The 11th Physics Students Conference (COEFIS) will be held on 15 and 16 March in the Main Lecture Hall of the Physics and Mathematics Departments of the University of La Laguna. Specialists in various fields of physics will participate on both days to further enrich the experience and knowledge of the undergraduate audience.
The inauguration took place at 9.00h on the first day of the meeting and marked a crowded schedule of 16 talks. The timetable and detailed summaries of the talks can be looked up on the Conference website. A key contribution, ‘Using photons to manipulate atoms’, was imparted by Claude Cohen-Tannoudji, who was awarded the Nobel Prize in Physics in 1997.
On the second day there were 14 talks, including ‘Cosmic radiation heralding an extreme and violent Universe’, presented by Dolores Rodríguez Frías, who holds the chair of Atomic, Molecular and Nuclear Physics, part of the Space and Astroparticle Group of the University of Alcalá de Henares in Madrid. Professor Rodríguez Frías has a long-standing association with high energy telescopes at Roque de los Muchachos Observatory on La Palma.

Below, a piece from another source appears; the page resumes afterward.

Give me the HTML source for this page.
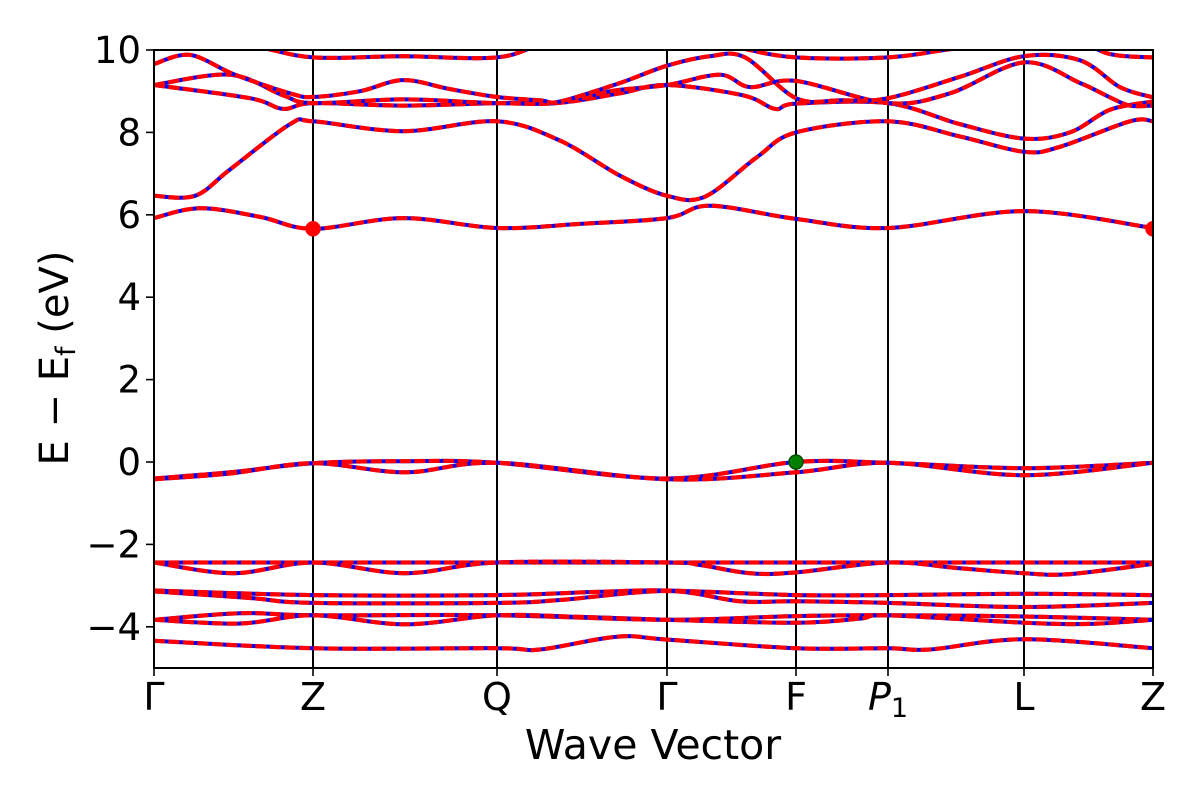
<!DOCTYPE html>
<html><head><meta charset="utf-8">
<style>
html,body{margin:0;padding:0;background:#fff;}
svg{display:block;font-family:"DejaVu Sans","Liberation Sans",sans-serif;}
</style></head>
<body>
<svg id="chart" width="1200" height="800" viewBox="0 0 1200 800" xmlns="http://www.w3.org/2000/svg">
<defs><clipPath id="clip"><rect x="154" y="50" width="999" height="618"/></clipPath></defs>
<g id="bands" clip-path="url(#clip)"></g>
<g id="axes"></g>
</svg>
<script>
// k path distances (wave vector) and energies (eV)
const kTicks = [0, 1.59, 3.43, 5.13, 6.42, 7.34, 8.70, 9.99];
const kTickLabels = ["Γ", "Z", "Q", "Γ", "F", "P1", "L", "Z"];
const yTicks = [-4, -2, 0, 2, 4, 6, 8, 10];
const yTickLabels = ["−4", "−2", "0", "2", "4", "6", "8", "10"];
const bandK = [
 [0,0.46,1.06,1.59,2.49,3.43,4.26,5.13,5.56,6.42,7.34,8.70,9.99],
 [0,0.41,0.76,1.36,1.59,2.49,3.43,4.06,4.66,5.13,5.51,6.03,6.42,7.34,8.06,8.70,9.06,9.76,9.99],
 [0,0.96,1.29,1.59,2.49,3.43,4.06,4.66,5.13,5.89,6.21,6.42,7.34,8.06,8.70,9.16,9.56,9.99],
 [0,0.76,1.29,1.59,2.49,3.43,4.06,4.56,5.13,5.66,5.96,6.42,7.34,7.96,8.70,9.26,9.56,9.76,9.99],
 [0,0.36,0.81,1.36,1.59,2.06,2.49,2.96,3.43,3.86,4.06,4.66,5.13,5.56,5.91,6.42,6.86,7.34,8.06,8.70,9.26,9.66,9.99],
 [0,0.96,1.59,2.49,3.43,4.06,5.46,5.86,6.42,7.34,8.06,9.06,9.56,9.99],
 [0,0.76,1.59,2.51,3.43,5.13,6.42,7.34,8.70,9.99],
 [0,0.76,1.59,2.51,3.43,5.13,6.42,7.34,8.70,9.99],
 [0,2.5,5.13,7.34,9.99],
 [0,0.79,1.59,2.51,3.43,5.13,5.46,5.96,6.42,7.34,8.06,8.70,9.16,9.99],
 [0,1.59,3.43,4.46,5.13,6.42,7.34,8.70,9.99],
 [0,0.96,1.59,3.43,4.06,5.13,5.86,6.42,7.34,8.70,9.99],
 [0,0.86,1.59,3.43,5.13,6.42,7.34,8.70,9.99],
 [0,0.86,1.59,2.51,3.43,4.26,5.13,6.42,7.06,7.34,8.70,9.36,9.99],
 [0,1.59,3.43,3.86,4.63,5.13,6.42,7.34,7.76,8.70,9.99]
];
const bandE = [
 [5.92,6.16,5.95,5.66,5.92,5.68,5.78,5.92,6.22,5.90,5.68,6.09,5.68],
 [6.46,6.46,7.10,8.20,8.27,8.03,8.27,7.80,6.95,6.46,6.44,7.40,8.00,8.27,7.90,7.53,7.65,8.27,8.27],
 [9.15,8.83,8.57,8.71,8.65,8.71,8.72,8.95,9.15,8.90,8.57,8.70,8.71,8.20,7.85,8.00,8.55,8.75],
 [9.15,9.40,8.90,8.71,8.80,8.71,8.72,9.00,9.15,9.40,9.10,9.25,8.71,8.95,9.70,9.20,8.85,8.65,8.65],
 [9.66,9.88,9.40,8.95,8.86,9.00,9.27,9.05,8.86,8.78,8.75,9.20,9.62,9.85,9.82,8.83,8.78,8.83,9.35,9.85,9.75,9.10,8.85],
 [10.3,10.1,9.82,9.85,9.82,10.2,10.3,10.05,9.82,9.82,10.05,10.3,9.90,9.82],
 [-0.40,-0.25,-0.03,0.02,-0.02,-0.40,0.00,-0.02,-0.15,-0.02],
 [-0.42,-0.28,-0.03,-0.25,-0.02,-0.42,-0.25,-0.02,-0.32,-0.02],
 [-2.44,-2.44,-2.44,-2.44,-2.44],
 [-2.44,-2.70,-2.44,-2.70,-2.44,-2.44,-2.50,-2.70,-2.68,-2.44,-2.58,-2.70,-2.72,-2.47],
 [-3.12,-3.23,-3.23,-3.15,-3.12,-3.23,-3.23,-3.20,-3.23],
 [-3.14,-3.30,-3.42,-3.42,-3.35,-3.13,-3.38,-3.38,-3.42,-3.52,-3.42],
 [-3.83,-3.67,-3.72,-3.72,-3.83,-3.74,-3.72,-3.75,-3.83],
 [-3.83,-3.92,-3.72,-3.94,-3.72,-3.76,-3.83,-3.90,-3.80,-3.72,-3.90,-3.93,-3.83],
 [-4.34,-4.52,-4.52,-4.55,-4.24,-4.31,-4.52,-4.52,-4.55,-4.30,-4.52]
];
const markerK = [1.59, 9.99, 6.42];
const markerE = [5.66, 5.66, 0.0];
const markerColor = ["red", "red", "green"];

const X0 = 154, X1 = 1153, Y0 = 668, Y1 = 50;
const kMax = 9.99, eMin = -5, eMax = 10;
const xs = k => X0 + (k / kMax) * (X1 - X0);
const ys = e => Y0 - (e - eMin) / (eMax - eMin) * (Y0 - Y1);
const NS = "http://www.w3.org/2000/svg";
function mk(tag, attrs, parent) {
  const el = document.createElementNS(NS, tag);
  for (const a in attrs) el.setAttribute(a, attrs[a]);
  parent.appendChild(el); return el;
}
function pathFor(ks, es) {
  const p = ks.map((k, i) => [xs(k), ys(es[i])]);
  let d = "M" + p[0][0].toFixed(1) + "," + p[0][1].toFixed(1);
  for (let i = 0; i < p.length - 1; i++) {
    const p0 = p[i - 1] || p[i], p1 = p[i], p2 = p[i + 1], p3 = p[i + 2] || p2;
    const c1x = p1[0] + (p2[0] - p0[0]) / 6, c1y = p1[1] + (p2[1] - p0[1]) / 6;
    const c2x = p2[0] - (p3[0] - p1[0]) / 6, c2y = p2[1] - (p3[1] - p1[1]) / 6;
    d += " C" + c1x.toFixed(1) + "," + c1y.toFixed(1) + " " + c2x.toFixed(1) + "," + c2y.toFixed(1) + " " + p2[0].toFixed(1) + "," + p2[1].toFixed(1);
  }
  return d;
}
const gB = document.getElementById("bands");
const gA = document.getElementById("axes");
kTicks.forEach((k, i) => {
  if (i === 0 || i === kTicks.length - 1) return;
  const l = mk("line", {x1: xs(k), x2: xs(k), y1: Y1, y2: Y0, stroke: "#000", "stroke-width": 2}, gB);
  
  
});
bandK.forEach((ks, i) => {
  const d = pathFor(ks, bandE[i]);
  const b = mk("path", {d: d, fill: "none", stroke: "#0000ff", "stroke-width": 4}, gB);
  
  
  const r = mk("path", {d: d, fill: "none", stroke: "#ff0000", "stroke-width": 4.2, "stroke-dasharray": "11 3.5"}, gB);
  
  
});
markerK.forEach((k, i) => {
  const c = mk("circle", {cx: xs(k), cy: ys(markerE[i]), r: 7, fill: markerColor[i], stroke: markerColor[i] === "green" ? "#004d00" : "red", "stroke-width": 1.5}, gB);
  
  
});
const fr = mk("rect", {x: X0, y: Y1, width: X1 - X0, height: Y0 - Y1, fill: "none", stroke: "#000", "stroke-width": 2}, gA);


yTicks.forEach((e, i) => {
  const t = mk("line", {x1: X0 - 8, x2: X0, y1: ys(e), y2: ys(e), stroke: "#000", "stroke-width": 1.6}, gA);
  
  
  const tx = mk("text", {x: X0 - 13, y: ys(e) + 13, "text-anchor": "end", "font-size": 37, fill: "#000"}, gA);
  tx.textContent = yTickLabels[i];
  
  
});
kTicks.forEach((k, i) => {
  const t = mk("line", {x1: xs(k), x2: xs(k), y1: Y0, y2: Y0 + 8, stroke: "#000", "stroke-width": 1.6}, gA);
  
  
  const tx = mk("text", {x: xs(k), y: 710, "text-anchor": "middle", "font-size": 38, fill: "#000"}, gA);
  
  
  if (kTickLabels[i] === "P1") {
    tx.innerHTML = '<tspan font-style="italic">P</tspan><tspan font-size="27" dy="7">1</tspan>';
  } else tx.textContent = kTickLabels[i];
});
const xl = mk("text", {x: 653, y: 759, "text-anchor": "middle", "font-size": 41, fill: "#000"}, gA);
xl.textContent = "Wave Vector";


const yl = mk("text", {x: 0, y: 0, "text-anchor": "middle", "font-size": 40, fill: "#000", transform: "translate(68,358) rotate(-90)"}, gA);
yl.innerHTML = 'E − E<tspan font-size="27" dy="7">f</tspan><tspan dy="-7"> (eV)</tspan>';


</script>
</body></html>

On Friday 16th, at 18:30h, a round-table to discuss outreach will be held with the participation of Antonia María Varela and Héctor Socas, researchers from the Instituto de Astrofísica de Canarias (IAC). Varela is a senior engineer and member of the IAC’s Sky Quality Team. She was the first woman doctor in Physics that coursed the whole grade at the University of La Laguna. She will bring to the debate her thoughts on the role of women in science. "Much remains to be done -she says- to break stereotypes and encourage young women to consider careers in science and technology". Héctor Socas, solar physicist and creator of the podcast Coffee Break: Signal and Noise, will draw attention to "the dearth of scientific content on radio channels" and will hail "the enormous potential of the podcast platform in reaching the public".